### Dataset excerpt
--*--

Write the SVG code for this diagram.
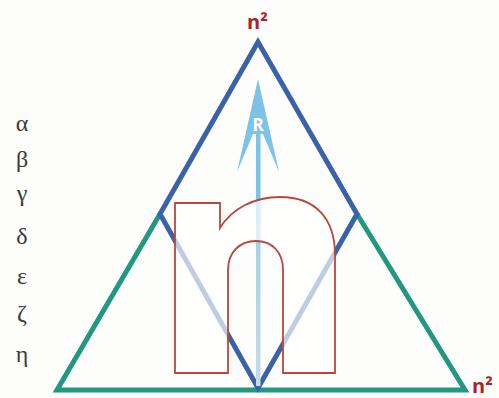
<svg xmlns="http://www.w3.org/2000/svg" width="499" height="398" viewBox="0 0 499 398">
<style>
.greek{font-family:"Liberation Serif","DejaVu Serif",serif;font-size:24px;fill:#3a3a3a;text-anchor:middle}
.lbl{font-family:"Open Sans","Liberation Sans",sans-serif;font-weight:bold;font-size:20px;fill:#a8232b}
.edge{fill:none;stroke-width:5;stroke-linejoin:miter}
</style>
<defs>
<linearGradient id="shaft" gradientUnits="userSpaceOnUse" x1="258" y1="110" x2="258" y2="388">
<stop offset="0" stop-color="#7cc3e6"/>
<stop offset="0.3" stop-color="#7cc3e6"/>
<stop offset="0.5" stop-color="#a8d2e4"/>
<stop offset="1" stop-color="#c6dde6"/>
</linearGradient>
</defs>
<rect width="499" height="398" fill="#fdfdfb"/>
<g id="connectors">
<polyline id="green-triangle" class="edge" stroke="#22987f" points="160,214 57,390 465,390 357,214"/>
<polygon id="blue-rhombus" class="edge" stroke="#3b62a6" points="258,42 160,214 258,388 357,214"/>
<g id="arrow-R">
<rect x="256" y="110" width="4.5" height="276" fill="url(#shaft)"/>
<polygon points="258,79 279,172 263,134 253,134 237,172" fill="#7cc3e6"/>
<text x="258" y="131" text-anchor="middle" font-family="Open Sans, Liberation Sans, sans-serif" font-size="17" font-weight="bold" fill="#ffffff">R</text>
</g>
</g>
<g id="n-letter">
<path d="M175,203 H220 V228 C232,208 255,197 280,197 C315,197 335,218 335,255 V373 H283 V270 C283,252 272,241 256,241 C240,241 228,252 228,270 V373 H175 Z" fill="#ffffff" fill-opacity="0.68" stroke="#b9473c" stroke-width="1.8"/>
</g>
<g id="label-top"><text class="lbl" x="247" y="29">n²</text></g>
<g id="label-right"><text class="lbl" x="472" y="393">n²</text></g>
<g id="greek-list">
<text class="greek" x="22" y="131">α</text>
<text class="greek" x="22" y="167">β</text>
<text class="greek" x="22" y="201">γ</text>
<text class="greek" x="22" y="244">δ</text>
<text class="greek" x="22" y="284">ε</text>
<text class="greek" x="22" y="321">ζ</text>
<text class="greek" x="22" y="362">η</text>
</g>
</svg>
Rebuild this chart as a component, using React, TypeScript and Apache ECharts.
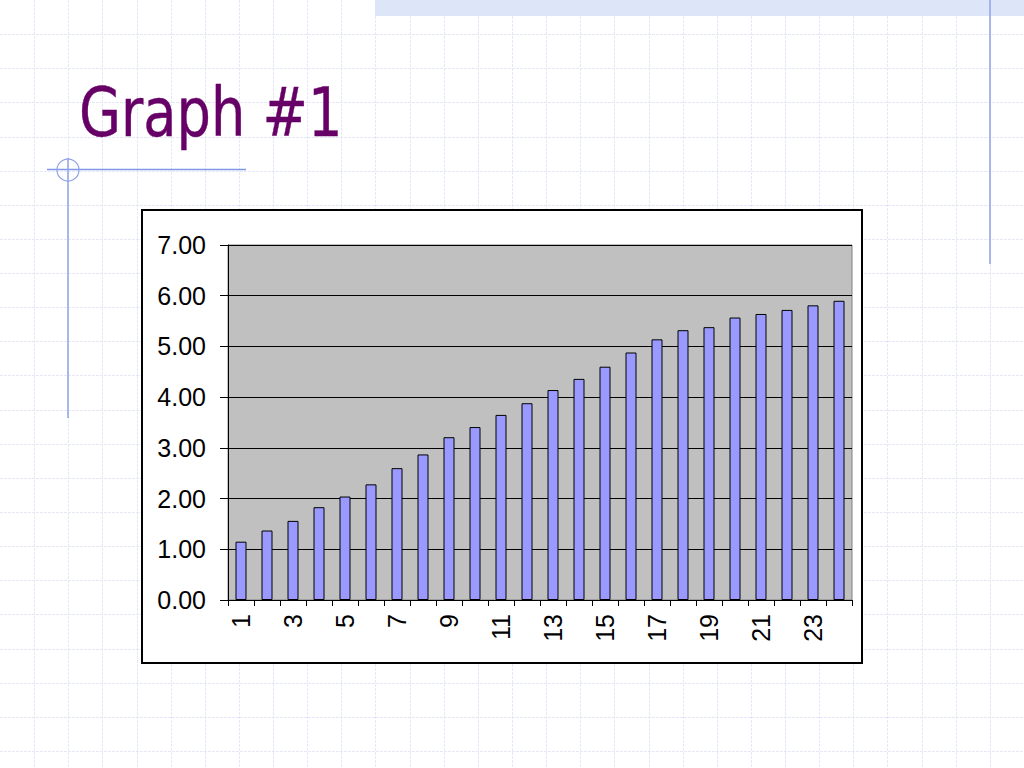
import React, { useEffect, useRef } from "react";
import * as echarts from "echarts";

const categories: string[] = [
  "1", "2", "3", "4", "5", "6", "7", "8", "9", "10", "11", "12",
  "13", "14", "15", "16", "17", "18", "19", "20", "21", "22", "23", "24",
];
const values: number[] = [
  1.15, 1.37, 1.56, 1.83, 2.04, 2.28, 2.6, 2.87, 3.21, 3.41, 3.65, 3.88,
  4.14, 4.36, 4.6, 4.88, 5.14, 5.32, 5.38, 5.57, 5.64, 5.72, 5.81, 5.9,
];
const titleText = "Graph #1";

export default function App() {
  const ref = useRef<HTMLDivElement>(null);
  useEffect(() => {
    if (!ref.current) return;
    const chart = echarts.init(ref.current, undefined, { renderer: "svg" });
    const bg: any[] = [];
    const step = 1024 / 30;
    for (let i = 1; i < 30; i++) {
      const x = Math.round(i * step) + 0.5;
      bg.push({
        type: "line", z: -100,
        shape: { x1: x, y1: 0, x2: x, y2: 768 },
        style: { stroke: "#e4e8f7", lineWidth: 1, lineDash: [3, 1] },
      });
    }
    for (let j = 1; j < 23; j++) {
      const y = Math.round(j * step) + 0.5;
      bg.push({
        type: "line", z: -100,
        shape: { x1: 0, y1: y, x2: 1024, y2: y },
        style: { stroke: "#e4e8f7", lineWidth: 1, lineDash: [3, 1] },
      });
    }
    const option: any = {
      animation: false,
      backgroundColor: "#ffffff",
      graphic: [
        ...bg,
        { type: "rect", z: -90, shape: { x: 375, y: 0, width: 649, height: 16 }, style: { fill: "#dde5f8" } },
        { type: "line", z: -80, shape: { x1: 990, y1: 0, x2: 990, y2: 264 }, style: { stroke: "#8fa3e6", lineWidth: 1.5 } },
        { type: "line", z: -80, shape: { x1: 47, y1: 169.5, x2: 246, y2: 169.5 }, style: { stroke: "#7f97e6", lineWidth: 1.5 } },
        { type: "line", z: -80, shape: { x1: 68, y1: 158, x2: 68, y2: 418 }, style: { stroke: "#8fa3e6", lineWidth: 1.5 } },
        { type: "circle", z: -80, shape: { cx: 68, cy: 170, r: 11 }, style: { fill: "none", stroke: "#8fa3e6", lineWidth: 1.2 } },
        {
          type: "text", z: -70, x: 79, y: 146, scaleX: 0.9,
          style: {
            text: titleText,
            font: '67px "DejaVu Sans Condensed", "DejaVu Sans", sans-serif',
            fill: "#660066",
            stroke: "#660066",
            lineWidth: 0.4,
            textVerticalAlign: "bottom",
            verticalAlign: "alphabetic",
          },
        },
        { type: "rect", z: -60, shape: { x: 142, y: 210, width: 720, height: 453 }, style: { fill: "#ffffff", stroke: "#000000", lineWidth: 2 } },
      ],
      grid: {
        left: 228, right: 172, top: 245, bottom: 168,
        show: true, backgroundColor: "#c0c0c0", borderColor: "#808080", borderWidth: 1,
      },
      xAxis: {
        type: "category",
        data: categories,
        boundaryGap: true,
        axisLine: { lineStyle: { color: "#000", width: 1 } },
        axisTick: { show: true, interval: 0, length: 6, lineStyle: { color: "#000" } },
        axisLabel: {
          interval: 1, rotate: 90, margin: 14, color: "#000",
          fontFamily: '"Liberation Sans", Arial, sans-serif', fontSize: 25,
        },
      },
      yAxis: {
        type: "value", min: 0, max: 7, interval: 1,
        axisLine: { show: true, lineStyle: { color: "#000", width: 1 } },
        axisTick: { show: true, length: 8, lineStyle: { color: "#000" } },
        splitLine: { show: true, lineStyle: { color: "#000", width: 1 } },
        axisLabel: {
          formatter: (v: number) => v.toFixed(2), margin: 22, color: "#000",
          fontFamily: '"Liberation Sans", Arial, sans-serif', fontSize: 25,
        },
      },
      series: [
        {
          type: "bar",
          data: values,
          barWidth: 11,
          itemStyle: { color: "#9999ff", borderColor: "#000", borderWidth: 1 },
        },
      ],
    };
    chart.setOption(option);
    return () => chart.dispose();
  }, []);
  return (
    <div
      ref={ref}
      style={{ position: "absolute", left: 0, top: 0, width: 1024, height: 768 }}
    />
  );
}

--*--

### EXERCISE REQUIREMENTS
Your copy should match the entries exactly, minus the pictures.

### SOLUTION TO THE EXERCISE
Write the SVG code for this diagram.
<svg xmlns="http://www.w3.org/2000/svg" width="499" height="398" viewBox="0 0 499 398">
<style>
.greek{font-family:"Liberation Serif","DejaVu Serif",serif;font-size:24px;fill:#3a3a3a;text-anchor:middle}
.lbl{font-family:"Open Sans","Liberation Sans",sans-serif;font-weight:bold;font-size:20px;fill:#a8232b}
.edge{fill:none;stroke-width:5;stroke-linejoin:miter}
</style>
<defs>
<linearGradient id="shaft" gradientUnits="userSpaceOnUse" x1="258" y1="110" x2="258" y2="388">
<stop offset="0" stop-color="#7cc3e6"/>
<stop offset="0.3" stop-color="#7cc3e6"/>
<stop offset="0.5" stop-color="#a8d2e4"/>
<stop offset="1" stop-color="#c6dde6"/>
</linearGradient>
</defs>
<rect width="499" height="398" fill="#fdfdfb"/>
<g id="connectors">
<polyline id="green-triangle" class="edge" stroke="#22987f" points="160,214 57,390 465,390 357,214"/>
<polygon id="blue-rhombus" class="edge" stroke="#3b62a6" points="258,42 160,214 258,388 357,214"/>
<g id="arrow-R">
<rect x="256" y="110" width="4.5" height="276" fill="url(#shaft)"/>
<polygon points="258,79 279,172 263,134 253,134 237,172" fill="#7cc3e6"/>
<text x="258" y="131" text-anchor="middle" font-family="Open Sans, Liberation Sans, sans-serif" font-size="17" font-weight="bold" fill="#ffffff">R</text>
</g>
</g>
<g id="n-letter">
<path d="M175,203 H220 V228 C232,208 255,197 280,197 C315,197 335,218 335,255 V373 H283 V270 C283,252 272,241 256,241 C240,241 228,252 228,270 V373 H175 Z" fill="#ffffff" fill-opacity="0.68" stroke="#b9473c" stroke-width="1.8"/>
</g>
<g id="label-top"><text class="lbl" x="247" y="29">n²</text></g>
<g id="label-right"><text class="lbl" x="472" y="393">n²</text></g>
<g id="greek-list">
<text class="greek" x="22" y="131">α</text>
<text class="greek" x="22" y="167">β</text>
<text class="greek" x="22" y="201">γ</text>
<text class="greek" x="22" y="244">δ</text>
<text class="greek" x="22" y="284">ε</text>
<text class="greek" x="22" y="321">ζ</text>
<text class="greek" x="22" y="362">η</text>
</g>
</svg>
Rebuild this chart as a component, using React, TypeScript and Apache ECharts.
import React, { useEffect, useRef } from "react";
import * as echarts from "echarts";

const categories: string[] = [
  "1", "2", "3", "4", "5", "6", "7", "8", "9", "10", "11", "12",
  "13", "14", "15", "16", "17", "18", "19", "20", "21", "22", "23", "24",
];
const values: number[] = [
  1.15, 1.37, 1.56, 1.83, 2.04, 2.28, 2.6, 2.87, 3.21, 3.41, 3.65, 3.88,
  4.14, 4.36, 4.6, 4.88, 5.14, 5.32, 5.38, 5.57, 5.64, 5.72, 5.81, 5.9,
];
const titleText = "Graph #1";

export default function App() {
  const ref = useRef<HTMLDivElement>(null);
  useEffect(() => {
    if (!ref.current) return;
    const chart = echarts.init(ref.current, undefined, { renderer: "svg" });
    const bg: any[] = [];
    const step = 1024 / 30;
    for (let i = 1; i < 30; i++) {
      const x = Math.round(i * step) + 0.5;
      bg.push({
        type: "line", z: -100,
        shape: { x1: x, y1: 0, x2: x, y2: 768 },
        style: { stroke: "#e4e8f7", lineWidth: 1, lineDash: [3, 1] },
      });
    }
    for (let j = 1; j < 23; j++) {
      const y = Math.round(j * step) + 0.5;
      bg.push({
        type: "line", z: -100,
        shape: { x1: 0, y1: y, x2: 1024, y2: y },
        style: { stroke: "#e4e8f7", lineWidth: 1, lineDash: [3, 1] },
      });
    }
    const option: any = {
      animation: false,
      backgroundColor: "#ffffff",
      graphic: [
        ...bg,
        { type: "rect", z: -90, shape: { x: 375, y: 0, width: 649, height: 16 }, style: { fill: "#dde5f8" } },
        { type: "line", z: -80, shape: { x1: 990, y1: 0, x2: 990, y2: 264 }, style: { stroke: "#8fa3e6", lineWidth: 1.5 } },
        { type: "line", z: -80, shape: { x1: 47, y1: 169.5, x2: 246, y2: 169.5 }, style: { stroke: "#7f97e6", lineWidth: 1.5 } },
        { type: "line", z: -80, shape: { x1: 68, y1: 158, x2: 68, y2: 418 }, style: { stroke: "#8fa3e6", lineWidth: 1.5 } },
        { type: "circle", z: -80, shape: { cx: 68, cy: 170, r: 11 }, style: { fill: "none", stroke: "#8fa3e6", lineWidth: 1.2 } },
        {
          type: "text", z: -70, x: 79, y: 146, scaleX: 0.9,
          style: {
            text: titleText,
            font: '67px "DejaVu Sans Condensed", "DejaVu Sans", sans-serif',
            fill: "#660066",
            stroke: "#660066",
            lineWidth: 0.4,
            textVerticalAlign: "bottom",
            verticalAlign: "alphabetic",
          },
        },
        { type: "rect", z: -60, shape: { x: 142, y: 210, width: 720, height: 453 }, style: { fill: "#ffffff", stroke: "#000000", lineWidth: 2 } },
      ],
      grid: {
        left: 228, right: 172, top: 245, bottom: 168,
        show: true, backgroundColor: "#c0c0c0", borderColor: "#808080", borderWidth: 1,
      },
      xAxis: {
        type: "category",
        data: categories,
        boundaryGap: true,
        axisLine: { lineStyle: { color: "#000", width: 1 } },
        axisTick: { show: true, interval: 0, length: 6, lineStyle: { color: "#000" } },
        axisLabel: {
          interval: 1, rotate: 90, margin: 14, color: "#000",
          fontFamily: '"Liberation Sans", Arial, sans-serif', fontSize: 25,
        },
      },
      yAxis: {
        type: "value", min: 0, max: 7, interval: 1,
        axisLine: { show: true, lineStyle: { color: "#000", width: 1 } },
        axisTick: { show: true, length: 8, lineStyle: { color: "#000" } },
        splitLine: { show: true, lineStyle: { color: "#000", width: 1 } },
        axisLabel: {
          formatter: (v: number) => v.toFixed(2), margin: 22, color: "#000",
          fontFamily: '"Liberation Sans", Arial, sans-serif', fontSize: 25,
        },
      },
      series: [
        {
          type: "bar",
          data: values,
          barWidth: 11,
          itemStyle: { color: "#9999ff", borderColor: "#000", borderWidth: 1 },
        },
      ],
    };
    chart.setOption(option);
    return () => chart.dispose();
  }, []);
  return (
    <div
      ref={ref}
      style={{ position: "absolute", left: 0, top: 0, width: 1024, height: 768 }}
    />
  );
}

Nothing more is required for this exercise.